Lagoon by Nnedi Okorafor

Adaora, Anthony and Agu are serendipitously brought into each other’s lives when a meteorite hits the beach of Lagos, Nigeria. Amongst the dynamics of their new relationships, together they must navigate the ethics and politics of an impending alien invasion. Okorafor crafts eco sci-fi about human destruction and our responsibility to our physical as well as intangible surrounds, blurring the line between the two. Okorafor’s important ecological message is distilled in her beautiful and fluent allegories, which are a pleasure to get lost in.

Swim by Avi Duckor-Jones

When his estranged mother falls ill, Jacob returns to his home town in New Zealand after years of sojourning and open water swimming. Meeting the people whom he willingly and collaterally left behind so long ago, Jacob grapples with distance in a less physical and traversable way than he is used to. Duckor-Jones is a lyrical magician and it would be ideal if he writes plenty more books.

Turning by Jessica Lee

Jessica Lee recounts her experiences swimming the lakes of Berlin in her debut creative non-fiction. Lee’s self-devised ritual brings her moments of clarity about the importance places have in shaping our identities. While Lee’s meditations are drawn from quite personal experiences, they seep beyond herself and her surroundings, into wider pools of thought.

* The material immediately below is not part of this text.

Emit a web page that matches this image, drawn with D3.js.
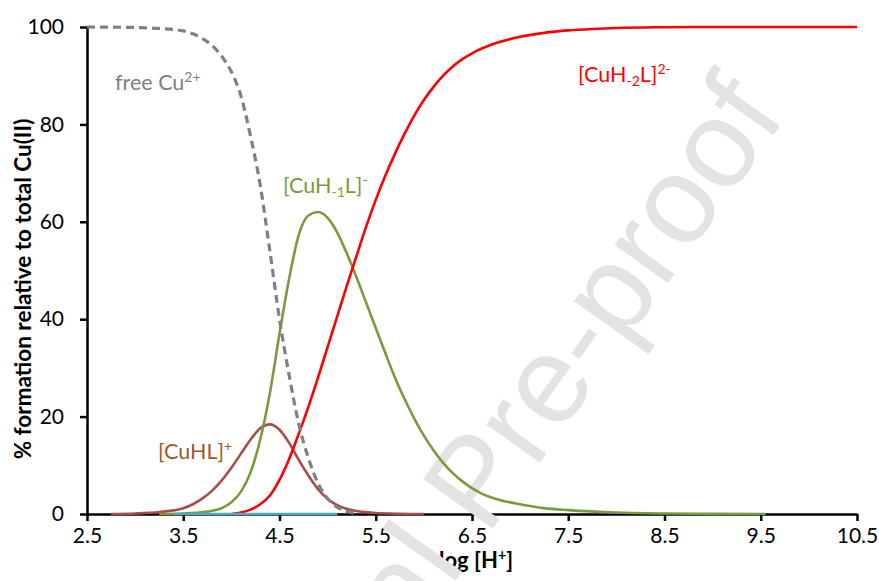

I really like books that don’t try to be something expected or expectable. Perhaps my interpretation of such a book is still just constructed by smart jacket designs, including pictures and not putting spaces between words, but I think in this case the aesthetic reflects the content appropriately. Hoare’s writings flicker between history, arts, biographies and personal narrative. Water is the permeable thread that brings these things together. My favourite thing about this book is how the writing style has been infused by the topic, water. The result is delightful, aqueous prose that takes on and reflects different lights easily.